What are the cost comparisons to this and the standard sheathing/wb/flashing detail?

How do the flashing details work, or do you need any?

What about the seams? I know you tape the seams but…..must be some darn good tape.

· Registered User
11,730 Posts
Haven’t used it yet. With a perm rating of 13-16 on the outside coating and even less on the tape, I would research it some. I would push a rain-screen system with f.c. or Cedar, unless down South with >20” rain. Or at least ply or OSB and stucco wrap w. wrinkles to divert water, even behind vinyl.
That gives you an all important slight gap between sheathing/siding to drain the sun-driven moisture from behind the f.c. board in walls
You would not get that w. Zip unless rain-screened. It is a denser product than OSB, holds the edge swelling better;

If it ever did get wet, would take a looong time to dry because of the low perm coating. I used to push Typar over Tyvek, used to…. Tyvek- 58p., Typar- 16p.
Tyvek and OSB, saturated test; took >15 days to get to 10%----low perm wrap (similar to Zip) took 65-70 days to 10%. Page 15;

Same page; no mold on OSB/Tyvek---83% mold on 11perm. wrap- similar to Zip.
Remember that’s with a water leak not minimal inside/outside diffusion. You don’t want to see the Ply vs. OSB………I’d have to search library for it. Like any engineered wood, keep it dry, it’s fine. Not with a low perm coating though…..
pp.17, above conclusions--- 18-24p window. Hmmmm.
Sorry couldn’t help you more.


· KemoSabe
644 Posts
I've used it on a roof. It seems like a decent product, but the edges WILL swell if exposed to wetting for too long.

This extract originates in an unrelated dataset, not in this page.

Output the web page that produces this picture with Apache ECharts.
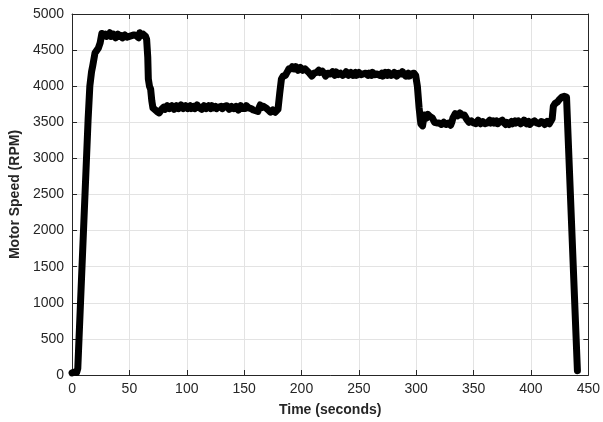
<!DOCTYPE html>
<html>
<head>
<meta charset="utf-8">
<script src="https://cdn.jsdelivr.net/npm/echarts@6/dist/echarts.min.js"></script>
<style>
html,body{margin:0;padding:0;background:#fff;}
#chart{width:603px;height:422px;}
</style>
</head>
<body>
<div id="chart"></div>
<script>
// Time (s) and motor speed (RPM) samples
var speedData = [
[0,30],[1,15],[2,40],[3,20],[4,35],[5,90],
[14,3540],[15.5,4000],[17,4200],[18,4280],[20,4460],[23,4530],[24.5,4600],[26,4730],
[27,4700],[28,4680],[29,4720],[30,4690],[31,4670],[32,4710],[33,4740],[34,4690],[35,4680],[36,4720],
[37,4700],[38,4670],[39,4690],[40,4720],[41,4690],[42,4680],[43,4700],[44,4670],[45,4690],[46,4710],
[47,4700],[48,4680],[49,4660],[50,4690],[51,4680],[52,4700],[53,4690],[54,4710],[55,4730],[56,4700],
[57,4680],[58,4670],[59,4740],[60,4700],[61,4680],[62,4720],[63,4700],[64,4690],
[65,4650],[66,4400],[66.5,4100],[67.5,4000],[68.5,3960],[69.5,3800],[70.5,3700],[72,3680],[74,3650],
[76,3630],[78,3680],[80,3710],[81,3680],[82,3690],[83,3730],[84,3720],[85,3690],[86,3700],[87,3730],
[88,3710],[89,3680],[90,3690],[91,3730],[92,3720],[93,3690],[94,3700],[95,3740],
[96,3730],[97,3690],[98,3700],[99,3730],[100,3720],[101,3690],[102,3710],[103,3730],[104,3690],[105,3700],
[106,3720],[107,3690],[108,3700],[109,3740],[110,3730],[111,3700],[112,3710],[113,3680],
[114,3690],[115,3730],[116,3720],[117,3690],[118,3700],[119,3730],[120,3710],[121,3690],[122,3730],
[123,3700],[124,3700],[125,3720],[126,3690],[127,3680],[128,3710],[129,3730],[130,3720],[131,3690],
[132,3680],[133,3720],[134,3700],[135,3730],[136,3710],[137,3680],[138,3690],[139,3720],[140,3720],
[141,3690],[142,3680],[143,3720],[144,3700],[145,3670],[146,3690],[147,3730],[148,3720],[149,3690],
[150,3710],[151,3690],[152,3730],[153,3710],[154,3700],[155,3680],[156,3690],[157,3670],[158,3670],
[159,3690],[160,3660],[161,3680],[162,3650],[163,3700],[164,3740],[165,3700],[166,3680],[167,3720],
[168,3740],[169,3700],[170,3690],[171,3670],[172,3660],[173,3640],[174,3650],[175,3670],[176,3660],
[177,3640],[178,3650],[179.5,3680],
[181,3900],[182.5,4100],[184,4140],[185,4120],[186,4150],[187,4180],[188,4210],[189,4240],[190,4260],
[191,4240],[192,4270],[193,4250],[194,4240],[195,4270],[196,4250],[197,4220],
[198,4230],[199,4260],[200,4240],[201,4220],[202,4210],[203,4240],[204,4230],[205,4210],[206,4200],
[207,4180],[208,4160],[209,4140],[210,4150],[211,4180],[212,4170],[213,4190],[214,4200],
[215,4220],[216,4190],[217,4170],[218,4210],[219,4190],[220,4170],[221,4140],[222,4150],[223,4180],
[224,4190],[225,4170],[226,4160],[227,4200],[228,4180],[229,4150],[230,4200],[231,4180],[232,4160],
[233,4140],[234,4180],[235,4190],[236,4150],[237,4160],[238,4170],[239,4200],[240,4190],[241,4150],
[242,4160],[243,4190],[244,4180],[245,4150],[246,4170],[247,4190],[248,4150],[249,4160],[250,4190],
[251,4170],[252,4160],[253,4140],[254,4170],[255,4190],[256,4180],[257,4160],[258,4150],[259,4180],
[260,4170],[261,4150],[262,4190],[263,4180],[264,4160],[265,4140],[266,4170],[267,4190],[268,4150],
[269,4160],[270,4180],[271,4140],[272,4160],[273,4190],[274,4170],[275,4150],[276,4190],[277,4170],
[278,4150],[279,4140],[280,4160],[281,4190],[282,4170],[283,4140],[284,4150],[285,4180],[286,4160],
[287,4170],[288,4200],[289,4170],[290,4150],[291,4140],[292,4160],[293,4180],[294,4140],[295,4150],
[296,4170],[297,4150],[298,4180],[299.5,4150],
[301,4000],[302.5,3700],[304,3480],[305.5,3450],[307,3600],[308,3580],[309,3560],[310,3610],[311,3620],
[312,3580],[313,3590],[314,3560],[315,3540],[316,3500],[317,3520],[318,3490],[319,3470],[320,3490],
[321,3500],[322,3470],[323,3460],[324,3500],[325,3490],[326,3470],[327,3450],[328,3490],[329,3480],
[330,3460],[331,3500],[332,3560],[333,3590],[334,3620],[335,3610],[336,3590],[337,3600],[338,3630],
[339,3620],[340,3600],[341,3590],[342,3600],[343,3570],[344,3540],[345,3520],[346,3500],[347,3480],
[348,3520],[349,3510],[350,3490],[351,3470],[352,3480],[353,3500],[354,3530],[355,3520],[356,3480],
[357,3490],[358,3510],[359,3500],[360,3480],[361,3460],[362,3490],[363,3510],[364,3530],[365,3490],
[366,3470],[367,3520],[368,3490],[369,3500],[370,3520],[371,3480],[372,3470],[373,3510],[374,3490],
[375,3530],[376,3500],[377,3490],[378,3470],[379,3500],[380,3520],[381,3470],[382,3490],[383,3510],
[384,3480],[385,3500],[386,3520],[387,3490],[388,3470],[389,3520],[390,3500],[391,3480],[392,3490],
[393,3500],[394,3530],[395,3510],[396,3480],[397,3490],[398,3510],[399,3470],[400,3490],[401,3500],
[402,3480],[403,3520],[404,3500],[405,3490],[406,3470],[407,3480],[408,3500],[409,3510],[410,3490],
[411,3500],[412,3470],[413,3480],[414,3510],[415,3490],[416,3480],[417,3500],[418.5,3550],[419.5,3720],
[421,3760],[422,3740],[423,3780],[424,3770],[425,3820],[426,3800],[427,3850],[428,3830],[429,3860],
[430,3840],[431,3850],[440.5,60]
];
var xTicks = [0,50,100,150,200,250,300,350,400,450];
var yTicks = [0,500,1000,1500,2000,2500,3000,3500,4000,4500,5000];
var xLabel = 'Time (seconds)';
var yLabel = 'Motor Speed (RPM)';

var font = 'Liberation Sans, Arial, Helvetica, sans-serif';
var axisColor = '#262626';
var chart = echarts.init(document.getElementById('chart'), null, {renderer:'canvas'});
var commonTick = {show:true, inside:true, length:5, lineStyle:{color:axisColor, width:1}};
function plain(v){ return String(v); }
chart.setOption({
  animation:false,
  backgroundColor:'#fff',
  grid:{left:70, right:11, top:14, bottom:46, containLabel:false},
  xAxis:[{
    type:'value', min:xTicks[0], max:xTicks[xTicks.length-1], interval:50,
    name:xLabel, nameLocation:'middle', nameGap:28,
    nameTextStyle:{fontFamily:font, fontSize:14, fontWeight:'bold', color:axisColor},
    axisLine:{show:true, onZero:false, lineStyle:{color:axisColor, width:1}},
    axisTick:commonTick,
    axisLabel:{fontFamily:font, fontSize:14, color:axisColor, margin:7, formatter:plain},
    splitLine:{show:true, lineStyle:{color:'#e3e3e3', width:1}}
  },{
    type:'value', position:'top', min:xTicks[0], max:xTicks[xTicks.length-1], interval:50,
    axisLine:{show:true, onZero:false, lineStyle:{color:axisColor, width:1}},
    axisTick:commonTick, axisLabel:{show:false}, splitLine:{show:false}
  }],
  yAxis:[{
    type:'value', min:yTicks[0], max:yTicks[yTicks.length-1], interval:500,
    name:yLabel, nameLocation:'middle', nameGap:43, nameRotate:90,
    nameTextStyle:{fontFamily:font, fontSize:14, fontWeight:'bold', color:axisColor},
    axisLine:{show:true, onZero:false, lineStyle:{color:axisColor, width:1}},
    axisTick:commonTick,
    axisLabel:{fontFamily:font, fontSize:14, color:axisColor, margin:8, formatter:plain},
    splitLine:{show:true, lineStyle:{color:'#e3e3e3', width:1}}
  },{
    type:'value', position:'right', min:yTicks[0], max:yTicks[yTicks.length-1], interval:500,
    axisLine:{show:true, onZero:false, lineStyle:{color:axisColor, width:1}},
    axisTick:commonTick, axisLabel:{show:false}, splitLine:{show:false}
  }],
  series:[{
    type:'line', data:speedData, xAxisIndex:0, yAxisIndex:0,
    showSymbol:false, symbol:'none', smooth:false,
    lineStyle:{color:'#000', width:7, cap:'round', join:'round'},
    z:5
  }]
});
</script>
</body>
</html>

The tape is super tacky, but must be rolled for proper bonding. If you use the system, I recommend the dispenser highly.

I'm still not convinced on wall applications, not only for permeability reasons, but for proper flashing details at critical spots.

Call me crazy, but I'm still a fan of #30 ASF, especially over OSB. The Variable Permeability of felt is a distinctive feature that "holds alot of water" in my book.:whistling2:

· Registered User
11,730 Posts
Zip (or OSB) should never be used with spray foam inside. The moisture has no where to go but into the sheathing and can not dry to the outside with the low perm coating; “When placing a foam product in an
exterior wall assembly, ensure that the
moisture flowing through the foam will
not affect other materials. This could
happen when moisture is trapped in a
moisture-sensitive material, such as
plywood or OSB, and drying is prevented
by the layer of SPF. It could also happen
when moisture accumulates in the outer
layer of the spray foam, which could
damage moisture-sensitive materials
such as sheet metal.”

Of course OSB would have a high perm.WRB rather than a low perm. coating, making it dry faster.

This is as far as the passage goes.